The Ancestral Puebloans are also known for their unique style of pottery, today considered valuable for their rarity.
The Ancestral Puebloans disappeared for as yet undetermined reasons. Many have speculated that a change in local climate and resulting agricultural failures may be the reason; for example, the San Ildefonso Pueblo people used to live in Mesa Verde and Bandelier.
Cultural divisions
Cultural labels such as Anasazi (Hisatsinom), Hohokam or Mogollon are used by archaeologists to define cultural differences among prehistoric peoples. It is important to remember that culture names and divisions are assigned by individuals separated from the actual cultures by both time and space. This means that cultural divisions are by nature arbitrary, and are based solely on data available at the time of analysis and publication. They are subject to change, not only on the basis of new information and discoveries, but also as attitudes and perspectives change within the scientific community. It should not be assumed that an archaeological division corresponds to a particular language group or to a political entity such as a tribe.
When making use of modern cultural divisions in the Southwest, it is important to understand three limitations in the current conventions:
- Archaeological research focuses on items left behind during people’s activities; fragments of pottery vessels, human remains, stone tools or evidence left from the construction of dwellings. However, many other aspects of the culture of prehistoric peoples are not tangible. Languages spoken by these people and their beliefs and behavior are difficult to decipher from physical materials. Cultural divisions are tools of the modern scientist, and so should not be considered similar to divisions or relationships the ancient residents may have recognized. Modern cultures in this region, many of whom claim some of these ancient people as ancestors, contain a striking range of diversity in lifestyles, language and religious beliefs. This suggests the ancient people were also more diverse than their material remains may suggest.
- The modern term “style” has a bearing on how material items such as pottery or architecture can be interpreted. Within a people, different means to accomplish the same goal can be adopted by subsets of the larger group. For example, in modern Western cultures, there are alternative styles of clothing that characterized older and younger generations. Some cultural differences may be based on linear traditions, on teaching from one generation or “school” to another. Other varieties in style may have distinguished between arbitrary groups within a culture, perhaps defining status, gender, clan or guild affiliation, religious belief or cultural alliances. Variations may also simply reflect the different resources available in a given time or area.

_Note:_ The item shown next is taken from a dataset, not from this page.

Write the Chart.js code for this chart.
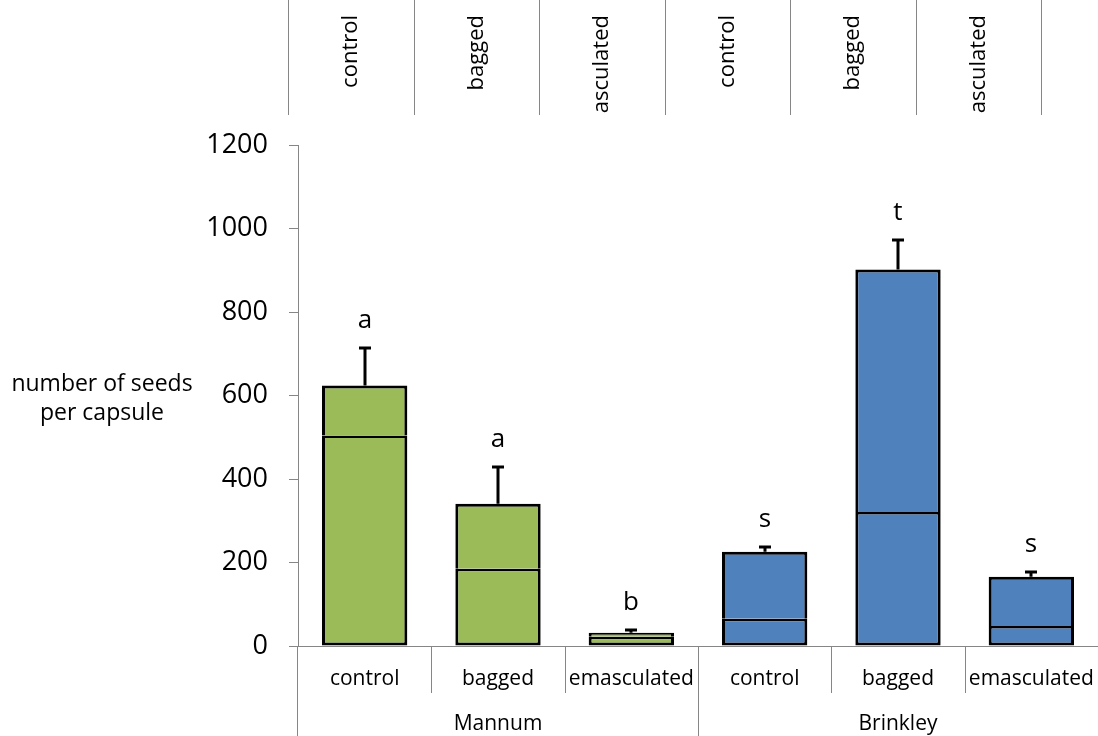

- Defining cultural groups, such as the Ancient Pueblo peoples/Anasazi, tends to create an image of territories separated by clear-cut boundaries, like modern state lines. These simply did not exist. Prehistoric people traded, worshipped and collaborated most often with other nearby groups. Cultural differences should therefore be understood as “clinal,” "increasing gradually as the distance separating groups also increases." (Plog, p. 72.) Departures from the expected pattern may occur because of unidentified social or political situations or because of geographic barriers. In the Southwest, mountain ranges, rivers and, most obviously, the Grand Canyon can be significant barriers for human communities, likely reducing the frequency of contact with other groups. Current opinion holds that the closer cultural similarity between the Mogollon and Anasazi and their greater differences from the Hohokam is due to both the geography and the variety of climate zones in the Southwest.
Reference
- Plog, Stephen. Ancient Peoples of the American Southwest. Thames and Hudson, London, England, 1997. ISBN 0-500-27939-X.